We do not have the proverbial crystal ball and further we are not stockbrokers, analysts or investment specialists or advisers. The purpose of this article is to highlight a number of options that are available to investors to secure and turbo boost their investments.
In order to demonstrate this we will pit 2 investors against each other in an investment race.
In the blue corner we have Mr. Crowd an investor who is invests in his personal capacity and in the red corner we have Mr. Sharp an investor who invests through various bespoke structures.
Our point of departure is to firstly assess risk. We all believe that we are infallible but unfortunately we are all exposed to various vagaries and risks that could befall us such as a claim by a creditor a business or marriage failure etc. the first port of call is to avoid exposing your investments because your return on investment will be ZERO if it is lost due to a claim.

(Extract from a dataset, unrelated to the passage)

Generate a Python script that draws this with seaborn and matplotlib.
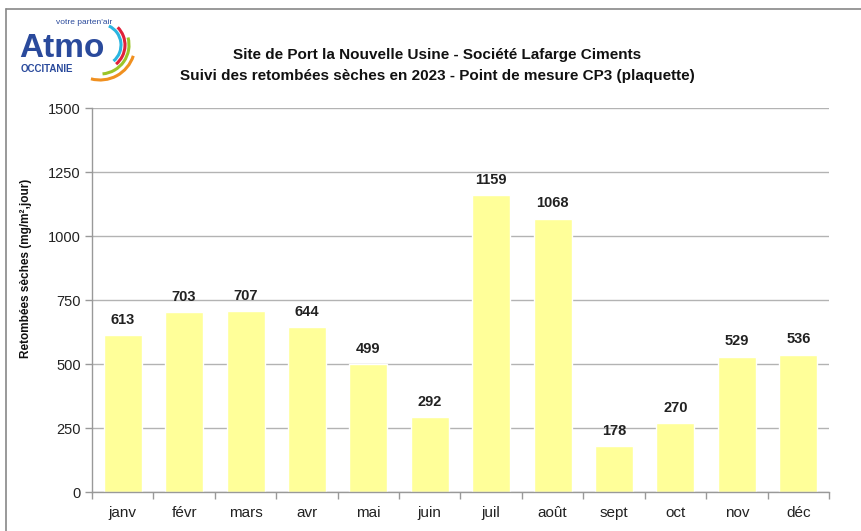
import matplotlib
matplotlib.use("Agg")
import matplotlib.pyplot as plt
import seaborn as sns
import pandas as pd
from matplotlib.patches import Arc
from matplotlib.lines import Line2D

months = ["janv", "févr", "mars", "avr", "mai", "juin", "juil", "août", "sept", "oct", "nov", "déc"]
values = [613, 703, 707, 644, 499, 292, 1159, 1068, 178, 270, 529, 536]
yticks = [0, 250, 500, 750, 1000, 1250, 1500]
title_lines = ["Site de Port la Nouvelle Usine - Société Lafarge Ciments",
               "Suivi des retombées sèches en 2023 - Point de mesure CP3 (plaquette)"]
ylabel = "Retombées sèches (mg/m²,jour)"

sns.set_style("white")
plt.rcParams['font.family'] = ['Liberation Sans', 'DejaVu Sans']

df = pd.DataFrame({"mois": months, "val": values})

W, H = 861, 531
fig = plt.figure(figsize=(W / 100, H / 100), dpi=100)
ax = fig.add_axes([92 / W, 1 - 492 / H, (829 - 92) / W, (492 - 108) / H])

sns.barplot(data=df, x="mois", y="val", order=months, color="#FFFF99",
            saturation=1, width=0.62, ax=ax, zorder=2)

ax.set_ylim(0, 1500)
ax.set_xlim(-0.5, len(months) - 0.5)
ax.set_yticks(yticks)
ax.set_yticklabels([str(t) for t in yticks], fontsize=10.5, color="#222222")
ax.yaxis.grid(True, color="#b3b3b3", linewidth=1.0, zorder=0)
ax.set_axisbelow(True)
ax.tick_params(axis="y", length=5, color="#999999", width=1, pad=3, direction="out", left=True)
ax.tick_params(axis="x", which="major", length=0, labelsize=11, labelcolor="#222222", pad=10)
ax.set_xticks([i - 0.5 for i in range(len(months) + 1)], minor=True)
ax.tick_params(axis="x", which="minor", length=5, color="#999999", width=1, direction="out", bottom=True)
ax.set_xlabel("")
ax.set_ylabel(ylabel, fontsize=8.5, fontweight="bold", color="#111111")
ax.yaxis.set_label_coords(-(92 - 32) / (829 - 92), (492 - 268) / (492 - 108))
for s in ["top", "right"]:
    ax.spines[s].set_visible(False)
for s in ["left", "bottom"]:
    ax.spines[s].set_color("#999999")
    ax.spines[s].set_linewidth(1)

for i, v in enumerate(values):
    ax.annotate(str(v), (i, v), xytext=(0, 6), textcoords="offset points",
                ha="center", va="bottom", fontsize=10.5, fontweight="bold", color="#222222")

fig.text(437 / W, 1 - 55 / H, title_lines[0], ha="center", va="center",
         fontsize=11, fontweight="bold", color="#111111")
fig.text(437 / W, 1 - 76 / H, title_lines[1], ha="center", va="center",
         fontsize=11, fontweight="bold", color="#111111")

# figure frame (top and left lines)
fig.add_artist(Line2D([6 / W, 1], [1 - 9 / H, 1 - 9 / H], color="#888888", linewidth=1.2))
fig.add_artist(Line2D([6 / W, 6 / W], [0, 1 - 9 / H], color="#888888", linewidth=1.2))

# logo
fig.text(19 / W, 1 - 57 / H, "Atmo", fontsize=24, fontweight="bold", color="#2a4a9c",
         ha="left", va="baseline")
fig.text(21 / W, 1 - 64.5 / H, "OCCITANIE", fontsize=7, fontweight="bold", color="#2a4a9c",
         ha="left", va="top")
fig.text(56 / W, 1 - 23 / H, "votre parten'air", fontsize=6, color="#2a4a9c",
         ha="left", va="center")
lax = fig.add_axes([0, 1 - 90 / H, 150 / W, 90 / H])
lax.set_xlim(0, 150)
lax.set_ylim(0, 90)
lax.axis("off")
cx, cy = 100, 90 - 45
for (r, t1, t2, col) in [(21, -50, 65, "#2bb5e0"), (25, -50, 45, "#e0203a"),
                          (29, -85, 15, "#9cc428"), (35, -105, -18, "#f09020")]:
    lax.add_patch(Arc((cx, cy), 2 * r, 2 * r, theta1=t1, theta2=t2, color=col, linewidth=2.2))

fig.savefig("out.png", dpi=100, facecolor="white")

The risk other than the vicissitudes of the markets or the economy can be mitigated by correctly structuring the investment.
So forewarned is to be forearmed!!!
Now to the race…
Mr. Crowd does reasonably well and has R 100 000.00 to invest and does so in his individual name. He invests in shares and has a long term and a dividend yield strategy. Each year his carefully selected stock pays a handsome dividend.
Due to the shares being held in his name the Company that declares the dividend must withhold the dividend tax. This results in 20% of the dividend being decimated due to the tax. E.g if a dividend of R1.00 per share is being paid then Mr. Crowd will only receive 80 cents. He will then re-invest this but has effectively “lost” 20% of the dividend return.
On the other hand Mr. Sharp has established a Trust owned Company. Mr. Sharp invests the R100 000.00 into the Company (note must be correctly undertaken to avoid tax anti-avoidance measures). The Company in turn invests into exactly the same stocks as Mr. Crowd. Which pays exactly the same handsome dividend.
Due to the shares being held in a Company when the Company declares the dividend the declaring Company does not have to withhold the dividends tax as South African resident companies are exempt from dividends tax. As a result Mr. Sharp via his structure has secured an extra 20% on the dividend return. The Company will then re-invest the dividend but is 20% ahead of Mr. Crowd.
If one takes into account the compounding effect over a period of years the returns will be staggeringly different.
This option is relatively simple but it requires specialist advice to correctly navigate the Companies and Income Tax Act to achieve the desired result.
So are you Mr. Crowd or do you want to be Mr. Sharp?